Pilote de ligne, auteure… Daphné Désrosiers est avant tout passionnée. Elle raconte ici une procédure de mise en route du bimoteur de Cessna qui ne figure pas dans le manuel de vol, mais qui a retenu (évidemment) l’attention de Jean Barbaud…
Du Jodel D112 au Boeing 737-800 NG, j’ai eu la chance de piloter différents types d’avions depuis mon premier vol solo à bord d’un DR315. Si celui-ci demeure un des moments les plus fantastiques de ma carrière, une drôle de machine m’a cependant émerveillée.
Je l’ai rencontrée sur le tarmac de l’aéroport de Dzaoudzi où je venais d’être embauchée comme pilote pour la Préfecture de Mayotte. Le manuel de vol en poche, j’ai appris à piloter cet étrange avion bi-poutre au fuselage rondouillard, le Cessna 337 G. Plus communément désigné « Push-Pull » en raison du positionnement de ses moteurs, un tractif à l’avant et l’autre propulsif à l’arrière, cet étrange bimoteur a des performances impressionnantes.

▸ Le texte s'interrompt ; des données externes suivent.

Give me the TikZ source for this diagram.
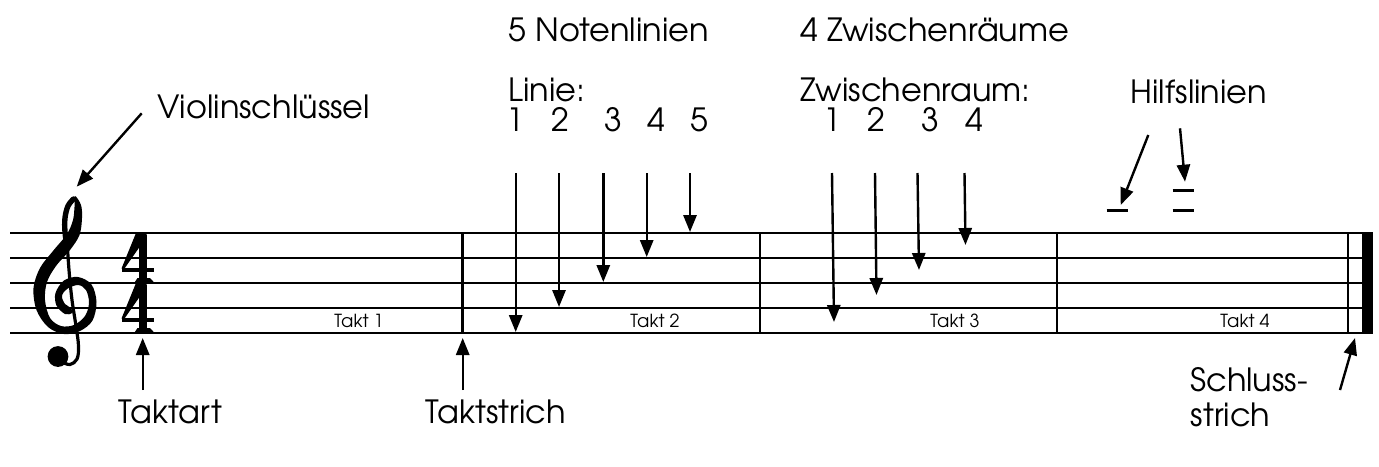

J’ai réalisé de nombreuses missions variées, que ce soient la surveillance des côtes à basse altitude, la recherche de navires en détresse, le comptage des baleines à bosse ou les vols de plusieurs heures entre Mayotte et Madagascar. Et le F-GGTN n’a jamais manqué à ses devoirs.
Son incroyable stabilité le laissait de marbre lorsque brutalisé, il louvoyait entre les cellules orageuses ou se retrouvait propulsé en finale à 150 Kt pour se poser 20 secondes plus tard dans un mouchoir de poche grâce à ses volets d’une efficacité redoutable.
Je me souviendrai toujours d’une sortie de visite de maintenance où les mécaniciens malgaches ne voulaient pas laisser partir l’avion tant qu’ils n’avaient pas accompli leur rituel local. Pressée par le plan de vol, j’avais tenté de démarrer mais la tentative ce jour là se révéla infructueuse.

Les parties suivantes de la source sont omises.